News: Los Palillos Convictions in San Diego, CA; Carlos Molinares-Nunez Trial in Tuscon, AZ; & Nightclubs in El Paso, TX
*** Jorge Rojas and Juan Gonzalez, two gunmen from the Tijuana drug cartel, have been convicted in a San Diego court in connection with last year's kidnapping of businessman Eduardo Gonzalez:
The pair led a group known as Los Palillos (the Toothpicks) that focused its attacks on alleged associates of the Arellano-Felix drug-smuggling organization, which has controlled the flow of narcotics from Tijuana into Southern California for more than 15 years. * * * Law enforcement officials say Rojas organized the gang of disgruntled ex-gunmen believed responsible for as many as 20 kidnappings and a dozen murders in San Diego County beginning in about 2004.
Rojas and Gonzalez face life in prison, and four other defendants allegedly involved with the kidnapping of Gonzalez are scheduled for trial in January.

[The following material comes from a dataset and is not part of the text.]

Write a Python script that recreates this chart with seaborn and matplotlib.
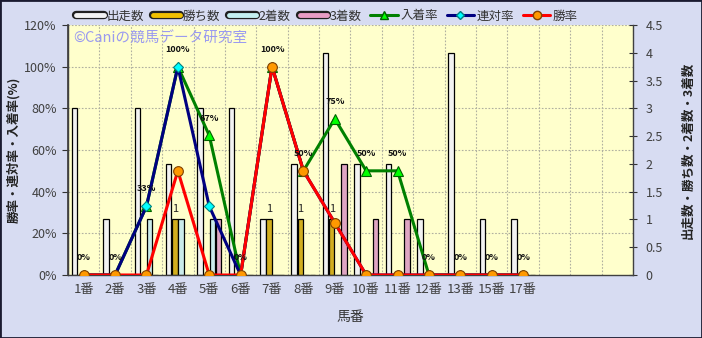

*** Ron Hager, the former Bureau Chief of the Detention Division in Cochise County, Arizona who abrupty resigned in November 2007, has received a subpoena from prosecutors to testify in the trial of Carlos “El Caliche” Molinares-Nunez on federal racketeering and drug trafficking charges scheduled to commence on January 9:
According to a report in Benson’s San Pedro Valley News-Sun newspaper, which first broke the news of Hager’s involvement in the Molinares-Nunez case, Hager is the target of a public corruption investigation by the FBI. The information about the corruption probe was attributed to Anthony Coulson, the U.S. Drug Enforcement Administration’s assistant agent in charge in Tucson. In an interview, Coulson would not confirm that Hager was the target of an FBI probe. But he did say that the subpoena raised troubling questions about Hager’s potential relationship with Molinares-Nunez. “It’s absolutely of concern,” Coulson says. He also did not rule out a possible future indictment of Hager.
Molinares-Nunez was arrested in December 2006 as the alleged leader of an enterprise "responsible for smuggling and distributing multi-ton loads of marijuana into Southern Arizona." Hager’s wife, Eugenia Aguirre, a former employee of the Cochise County Jail, also has been subpoenaed to testify in the Molinares-Nunez trial.
*** Mexican President Felipe Calderon "said today that half of the police recently tested are unqualified to do their jobs":
Calderon, in a written response to questions from legislators, said 49 per cent of 56,000 local, state and federal cops evaluated this year scored "not recommendable." Mexico's poorly trained and underpaid police are widely viewed as incompetent, and rampant corruption has hampered Calderon's campaign against wealthy drug smuggling gangs.